The investigation ended in the raid of the Venice market, Rawesome Foods, and a farm, Palmer’s Healthy Family Farms in Ventura County.  Prosecutors claim that Rawesome Foods did not have a license to sell unpasteurized milk, which is required by the state of California.  Rawesome Foods, however, is not open to the public.  It is a private club that requires a paid membership.  It is not known how undercover officers got into the club to purchase the dairy items, or if they paid for a membership.  This is not the first raid on Rawesome Foods.  They were raided in 2010 for the sale of unpasteurized, or “raw” milk.

What is known is that the government has gone too far in “protecting” its citizens.  Grown men and women have the right to eat whatever they want.  While you and I may not think raw goat milk is the way to enjoy our Captain Crunch, there is no reason that government should outlaw its sale.  Further, the licensing requirements are called in to question when the type of sale does not fit into its parameters (to the public versus via private membership club.) On the surface, this looks more like governmental bullying than “protecting” the unpasteurized goat-milk-drinking public (which one could assume is a very niche market.)

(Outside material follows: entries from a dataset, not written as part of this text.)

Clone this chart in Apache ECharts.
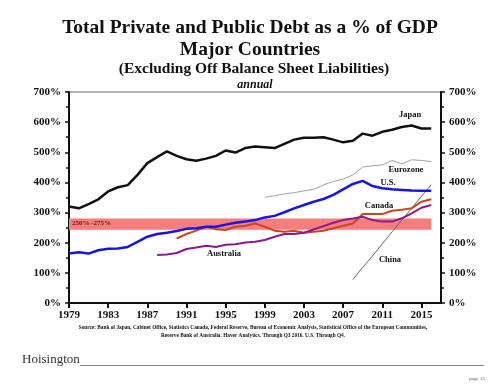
<!DOCTYPE html>
<html><head><meta charset="utf-8">
<script src="https://cdn.jsdelivr.net/npm/echarts@6/dist/echarts.min.js"></script>
<style>html,body{margin:0;padding:0;background:#fff}#c{width:500px;height:386px}</style>
</head><body><div id="c"></div>
<script>
var years = [];
for (var y = 1979; y <= 2017; y++) years.push(String(y));
var japan = [320,314,328,344,370,384,391,425,464,484,503,488,477,472,479,488,506,499,514,519,517,514,528,542,548,548,550,542,533,538,562,555,568,575,584,589,579,579,null];
var us = [164,168,164,175,180,181,186,203,220,229,233,239,246,248,253,253,260,266,270,275,284,289,301,314,325,336,345,359,377,395,405,388,381,377,375,373,372,372,null];
var canada = [null,null,null,null,null,null,null,null,null,null,null,214,229,240,253,245,242,253,256,264,253,240,236,240,233,236,240,248,256,264,295,295,295,306,309,314,336,344,null];
var australia = [null,null,null,null,null,null,null,null,null,159,161,166,179,184,190,186,193,195,201,203,209,220,229,229,233,244,255,266,275,280,286,275,270,270,281,297,316,325,null];
var eurozone = [null,null,null,null,null,null,null,null,null,null,null,null,null,null,null,null,null,null,null,null,351,356,362,366,372,377,392,403,411,425,451,455,458,473,461,475,473,469,null];
var china = [null,null,null,null,null,null,null,null,null,null,null,null,null,null,null,null,null,null,null,null,null,null,null,null,null,null,null,null,null,78,118,156,196,236,275,314,354,392,null];
var bandRange = [243, 280];
var bandYears = ['1979', '2016'];
var yTicks = [0, 700, 100];

var serif = 'Liberation Serif';
var chart = echarts.init(document.getElementById('c'), null, {renderer: 'canvas'});
function yAxisDef(pos) {
  return {
    type: 'value', position: pos, min: yTicks[0], max: yTicks[1], interval: yTicks[2],
    axisLine: {show: true, lineStyle: {color: '#111', width: 2}},
    axisTick: {show: true, inside: false, length: 4, lineStyle: {color: '#111', width: 1.5}},
    minorTick: {show: true, splitNumber: 2, length: 3, lineStyle: {color: '#111', width: 1.5}},
    splitLine: {show: false},
    axisLabel: {formatter: '{value}%', fontFamily: serif, fontWeight: 'bold', fontSize: 11, color: '#111', margin: 8}
  };
}
function line(data, color, width) {
  return {type: 'line', data: data, symbol: 'none', connectNulls: false, smooth: false,
    lineStyle: {color: color, width: width}, itemStyle: {color: color}, yAxisIndex: 0, silent: true};
}
var s = [
  line(eurozone, '#a0a0a0', 1),
  line(china, '#666666', 1),
  line(japan, '#111111', 2.5),
  line(canada, '#c8461c', 2),
  line(australia, '#8b1a8b', 2),
  line(us, '#1616e0', 2.5)
];
s[0].markArea = {silent: true, itemStyle: {color: '#f67e7e', opacity: 1},
  data: [[{xAxis: bandYears[0], yAxis: bandRange[0]}, {xAxis: bandYears[1], yAxis: bandRange[1]}]]};
s[0].z = 1;
var txt = function (x, y, text, size, opts) {
  opts = opts || {};
  return {type: 'text', x: x, y: y, z: 100, style: {
    text: text, x: 0, y: 0, fontFamily: serif, fontSize: size, fontWeight: opts.weight || 'bold',
    fontStyle: opts.style || 'normal', fill: opts.color || '#111',
    textAlign: opts.align || 'center', textVerticalAlign: 'middle'}};
};
chart.setOption({
  animation: false,
  grid: {left: 69, right: 59, top: 92, bottom: 83, show: true, borderColor: '#666', borderWidth: 1, backgroundColor: 'transparent'},
  xAxis: {type: 'category', data: years, boundaryGap: false,
    axisLine: {show: true, lineStyle: {color: '#111', width: 2}},
    axisTick: {show: true, interval: 3, length: 5, lineStyle: {color: '#111', width: 2}},
    axisLabel: {interval: 3, fontFamily: serif, fontWeight: 'bold', fontSize: 11, color: '#111', margin: 7},
    splitLine: {show: false}},
  yAxis: [yAxisDef('left'), yAxisDef('right')],
  series: s,
  graphic: [
    txt(250, 28, 'Total Private and Public Debt as a % of GDP', 19.5),
    txt(250, 50, 'Major Countries', 19.5),
    txt(254, 69, '(Excluding Off Balance Sheet Liabilities)', 15.5),
    txt(255, 85, 'annual', 12, {style: 'italic'}),
    txt(410, 115, 'Japan', 8.5),
    txt(406, 170, 'Eurozone', 8.5),
    txt(388, 183, 'U.S.', 8.5),
    txt(379, 206, 'Canada', 8.5),
    txt(224, 254, 'Australia', 8.5),
    txt(390, 260, 'China', 8.5),
    txt(72, 223.5, '250% -275%', 7, {align: 'left', color: '#7a1010'}),
    txt(253, 327.5, 'Source: Bank of Japan, Cabinet Office, Statistics Canada, Federal Reserve, Bureau of Economic Analysis, Statistical Office of the European Communities,', 5.3),
    txt(253, 335.5, 'Reserve Bank of Australia. Haver Analytics. Through Q3 2016. U.S. Through Q4.', 5.3),
    txt(22, 360, 'Hoisington', 13, {align: 'left', weight: 'normal', color: '#333'}),
    {type: 'line', z: 100, shape: {x1: 80, y1: 365.5, x2: 484, y2: 365.5}, style: {stroke: '#888', lineWidth: 1}},
    txt(485, 379, 'page 15', 5, {align: 'right', weight: 'normal', color: '#555'})
  ]
});
</script></body></html>
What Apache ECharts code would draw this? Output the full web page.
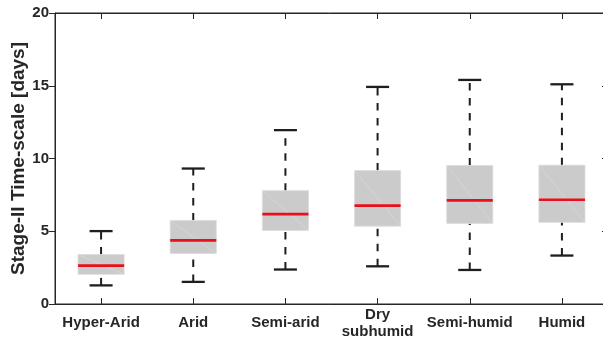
<!DOCTYPE html>
<html>
<head>
<meta charset="utf-8">
<script src="https://cdn.jsdelivr.net/npm/echarts@6/dist/echarts.min.js"></script>
<style>html,body{margin:0;padding:0;background:#fff;}#c{width:603px;height:338px;}</style>
</head>
<body>
<div id="c"></div>
<script>
var categories = ['Hyper-Arid', 'Arid', 'Semi-arid', 'Dry\nsubhumid', 'Semi-humid', 'Humid'];
var lowerWhisker = [1.28, 1.52, 2.37, 2.59, 2.34, 3.33];
var q1Values     = [2.04, 3.47, 5.06, 5.35, 5.54, 5.61];
var medianValues = [2.64, 4.37, 6.18, 6.76, 7.12, 7.17];
var q3Values     = [3.40, 5.74, 7.79, 9.17, 9.52, 9.54];
var upperWhisker = [5.01, 9.31, 11.95, 14.92, 15.40, 15.10];
var yTicks = [0, 5, 10, 15, 20];

var TXT = '#262626';
var FONT = '"Liberation Sans", Arial, sans-serif';

var data = categories.map(function (c, i) {
  return [i, lowerWhisker[i], q1Values[i], medianValues[i], q3Values[i], upperWhisker[i]];
});

function renderItem(params, api) {
  var x = api.value(0);
  var band = api.size([1, 0])[0];
  var bw = band * 0.5, cw = band * 0.25;
  var pL = api.coord([x, api.value(1)]);
  var p1 = api.coord([x, api.value(2)]);
  var pM = api.coord([x, api.value(3)]);
  var p3 = api.coord([x, api.value(4)]);
  var pU = api.coord([x, api.value(5)]);
  var cx = pM[0];
  var dash = {stroke: '#1e1e1e', lineWidth: 2, lineDash: [7.5, 7.5]};
  return {
    type: 'group',
    children: [
      {type: 'line', shape: {x1: cx, y1: pL[1], x2: cx, y2: p1[1]}, style: dash},
      {type: 'line', shape: {x1: cx, y1: p3[1], x2: cx, y2: pU[1]}, style: dash},
      {type: 'line', shape: {x1: cx - cw / 2, y1: pL[1], x2: cx + cw / 2, y2: pL[1]}, style: {stroke: '#1e1e1e', lineWidth: 2.3}},
      {type: 'line', shape: {x1: cx - cw / 2, y1: pU[1], x2: cx + cw / 2, y2: pU[1]}, style: {stroke: '#1e1e1e', lineWidth: 2.3}},
      {type: 'rect', shape: {x: cx - bw / 2, y: p3[1], width: bw, height: p1[1] - p3[1]}, style: {fill: '#cbcbcb', stroke: '#dcdcdc', lineWidth: 0.8}},
      {type: 'line', shape: {x1: cx - bw / 2, y1: p3[1], x2: cx + bw / 2, y2: p1[1]}, style: {stroke: '#dadada', lineWidth: 0.7}},
      {type: 'line', shape: {x1: cx - bw / 2, y1: pM[1], x2: cx + bw / 2, y2: pM[1]}, style: {stroke: '#e8101a', lineWidth: 2.6}}
    ]
  };
}

var axisLineStyle = {color: TXT, width: 1};

var option = {
  animation: false,
  backgroundColor: '#fff',
  grid: {left: 55, top: 13, width: 553, height: 291, containLabel: false, outerBoundsMode: 'none',
         show: true, borderColor: TXT, borderWidth: 1, backgroundColor: 'transparent'},
  xAxis: [
    {
      type: 'category', data: categories, position: 'bottom', boundaryGap: true,
      axisLine: {show: true, onZero: false, lineStyle: axisLineStyle},
      axisTick: {show: true, inside: true, length: 6, alignWithLabel: true, lineStyle: axisLineStyle},
      axisLabel: {interval: 0, margin: 19, verticalAlign: 'middle', lineHeight: 17, fontSize: 15, fontWeight: 'bold', fontFamily: FONT, color: TXT},
      splitLine: {show: false}
    },
    {
      type: 'category', data: categories, position: 'top', boundaryGap: true,
      axisLine: {show: true, onZero: false, lineStyle: axisLineStyle},
      axisTick: {show: true, inside: true, length: 6, alignWithLabel: true, interval: 0, lineStyle: axisLineStyle},
      axisLabel: {show: false, interval: 0},
      splitLine: {show: false}
    }
  ],
  yAxis: [
    {
      type: 'value', min: yTicks[0], max: yTicks[yTicks.length - 1], interval: yTicks[1] - yTicks[0], position: 'left',
      name: 'Stage-II Time-scale [days]', nameLocation: 'middle', nameGap: 27, nameMoveOverlap: false,
      nameTextStyle: {fontSize: 19, fontWeight: 'bold', fontFamily: FONT, color: TXT},
      axisLine: {show: true, onZero: false, lineStyle: axisLineStyle},
      axisTick: {show: true, inside: false, length: 6, lineStyle: axisLineStyle},
      axisLabel: {margin: 6, fontSize: 15, fontWeight: 'bold', fontFamily: FONT, color: TXT},
      splitLine: {show: false}
    },
    {
      type: 'value', min: yTicks[0], max: yTicks[yTicks.length - 1], interval: yTicks[1] - yTicks[0], position: 'right',
      axisLine: {show: true, onZero: false, lineStyle: axisLineStyle},
      axisTick: {show: true, inside: true, length: 6, lineStyle: axisLineStyle},
      axisLabel: {show: false},
      splitLine: {show: false}
    }
  ],
  series: [{
    type: 'custom', xAxisIndex: 0, yAxisIndex: 0, clip: false,
    renderItem: renderItem, data: data
  }, {
    type: 'line', xAxisIndex: 1, yAxisIndex: 1, data: [], silent: true
  }]
};

var chart = echarts.init(document.getElementById('c'), null, {renderer: 'canvas'});
chart.setOption(option);
</script>
</body>
</html>
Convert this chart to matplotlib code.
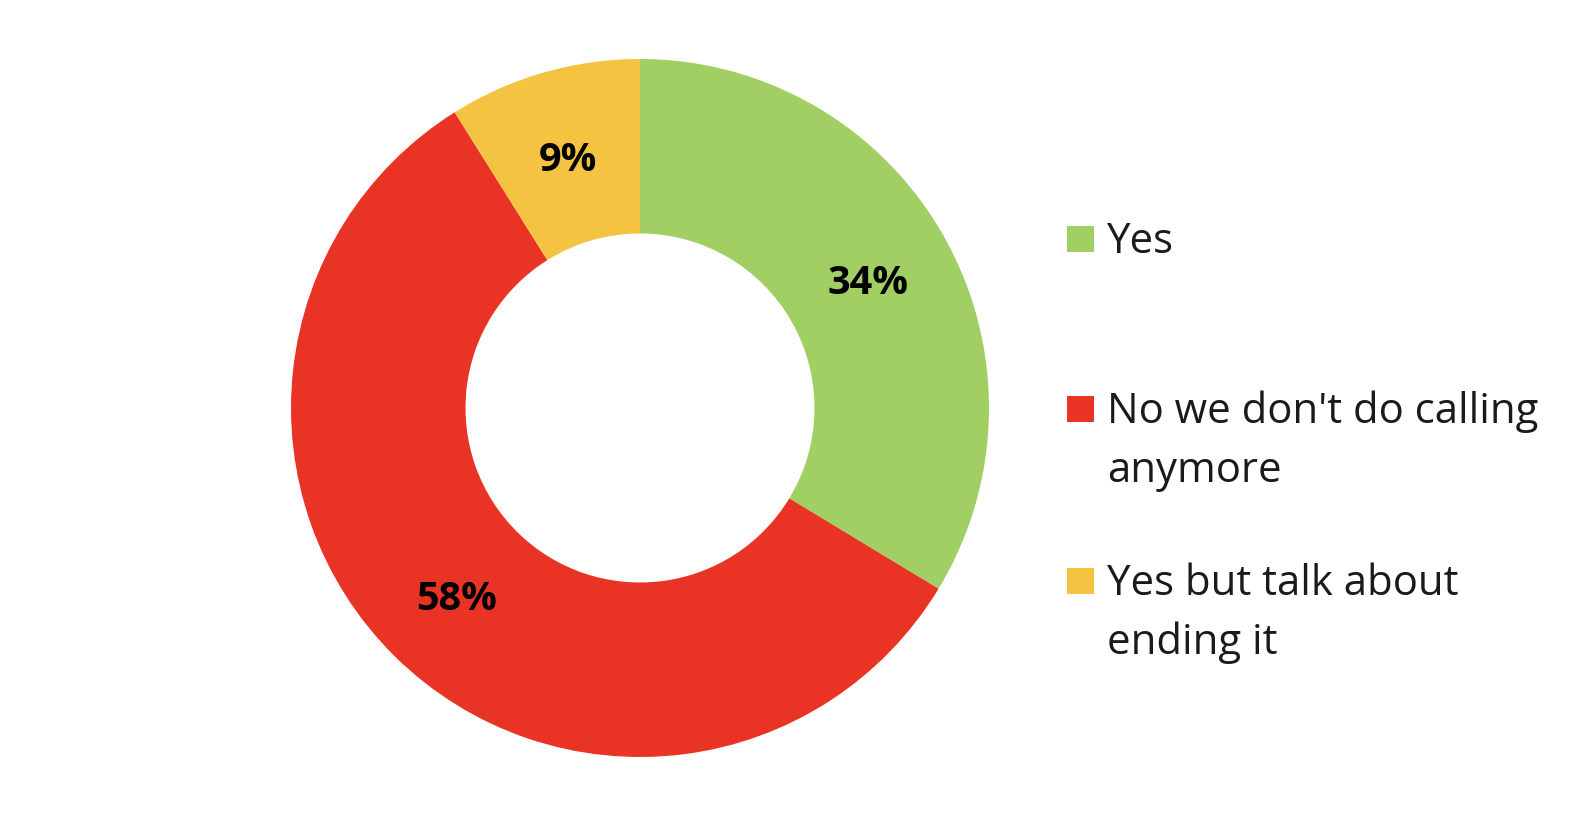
import matplotlib.pyplot as plt
from matplotlib.patches import Rectangle

plt.rcParams['font.family'] = ['Open Sans', 'DejaVu Sans']

labels = ['Yes', "No we don't do calling\nanymore", 'Yes but talk about\nending it']
values = [34, 58, 9]
colors = ['#A2CF63', '#E83325', '#F5C342']

W, H = 1588, 836
fig = plt.figure(figsize=(W / 100, H / 100), dpi=100)

# donut: center (640, 408) px, outer radius 349 px
cx, cy, r = 640, 408, 349
ax = fig.add_axes([(cx - r) / W, (H - cy - r) / H, 2 * r / W, 2 * r / H])
wedges, texts = ax.pie(values, colors=colors, startangle=90, counterclock=False,
                       radius=1, labels=['%d%%' % v for v in values],
                       labeldistance=0.75,
                       wedgeprops=dict(width=0.5, linewidth=0),
                       textprops=dict(fontsize=28.5, fontweight='bold', color='black',
                                      ha='center', va='center_baseline'))
ax.set_xlim(-1, 1)
ax.set_ylim(-1, 1)
ax.set_aspect('equal')
ax.axis('off')

# legend drawn by hand so the marker sits on the first line
baselines = [253, 423, 595]
line_gap = 59
for lab, col, base in zip(labels, colors, baselines):
    fig.patches.append(Rectangle((1067 / W, (H - base + 1) / H), 27 / W, 26 / H,
                                 transform=fig.transFigure, color=col, linewidth=0))
    for i, line in enumerate(lab.split('\n')):
        fig.text(1107 / W, (H - base - i * line_gap) / H, line, fontsize=30.2,
                 color='#1a1a1a', ha='left', va='baseline')

fig.savefig('out.png', dpi=100)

The Tea Party movement has long advocated for smaller government as one of its central tenants.  This unwarranted attack on this small business is a perfect analogy as to why the Tea Party is on the side of all Americans who believe in personal liberty.  The politics of the owners of Rawesome Foods and Palmer’s Farm isn’t important.  The conversation here is about the continued over reach of government into our food and food choices.  We’ve seen New York work to ban salt and trans fats from restaurants. In California, food establishments are required to post calorie counts of all items.  McDonald’s is under attack for putting toys in Happy Meals, and now will only offer apple slices with Happy Meals instead of french fries.  In Chicago schools, students can have their home packed lunch thrown away, and then be forced to purchase the school lunch.

All of those things are not the advancement of a society, but a horrific growth of the Nanny State.  And, as we see from Rawesome, no one is immune.  From McDonalds to private food markets to the schools, government feels compelled to control what we eat.  Recently, it was announced that August 20th is Lemonade Freedom Day, in response to the nationwide crackdown on kids’ lemonade stands by police. Perhaps a Food Freedom Day will be next, as it certainly seems it is needed.